Millennium Minerals to mine central deposits at Nullagine Gold Project


(MENAFN- ProactiveInvestors)

Millennium Minerals (ASX:MOY) will in 2015 commence operations at central deposits such as Bartons at its Nullagine Gold Project in Western Australia’s Pilbara region.

These deposits will progressively replace Golden Eagle material as the primary source of mill feed in the medium term.

This will allow the mine to defer mining of the refractory ore encountered in areas of Golden Eagle until assessment of the flow sheet work is completed.

Possible options for future treatment of fresh Golden Eagle material at depth will be assessed and reported on once test work is completed.


Golden Eagle Deposit

Millennium has experience several problems with the Golden Eagle deposit as mining operations advanced into fresh ore zones.

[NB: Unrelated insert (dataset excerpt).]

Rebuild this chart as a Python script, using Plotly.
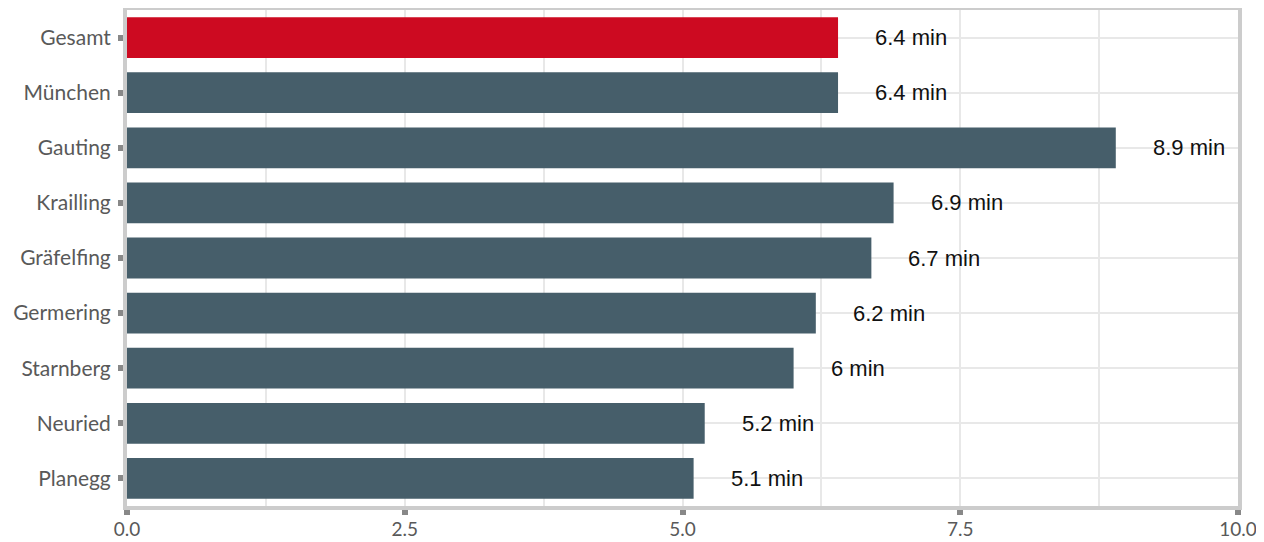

These include reconciliation issues lower grades and variable metallurgical recovery.

While feasibility study work on these fresh ore zones indicated lower recovery and harder ore and those factors were taken account of in mine planning actual results have been more erratic and in some areas even lower than planned grades and recoveries have been achieved.

Investigations by both internal personnel and external consultants have not completely resolved the issues and work continues in this area.

The company’s ability to source mill feed has allowed it to avoid any impact on gold production.

However the higher than planned operating cost being experienced is a result of the higher strip ratio being encountered to achieve this production.

Conceptual flow sheet testing is being carried out at laboratory scale to enable the company to understand the metallurgical processing requirements for all the fresh ore zones within the Golden Eagle deposit.

This will allow it to fully exploit the current mining inventory as well as the deposit at depth which is not closed out.


Nullagine Gold Project


In the September quarter Millennium poured 18127 ounces of gold from the Nullagine project above the upper end of its guidance of 16000 to 18000 ounces.

C1 cash costs were down 8% on the last quarter to A$1081 per ounce while sustaining cash costs also fell 8% to A$1197 per ounce.

This produced revenue of $27.4 million with a gross operating margin of A$435 per ounce.

At 30 September 2014 the Company’s “in the money” hedge book had a mark‐to‐market valuation of $5.7 million ($14.6 million at 31 December 2013) based on the spot price of A$1390 per ounce at that date.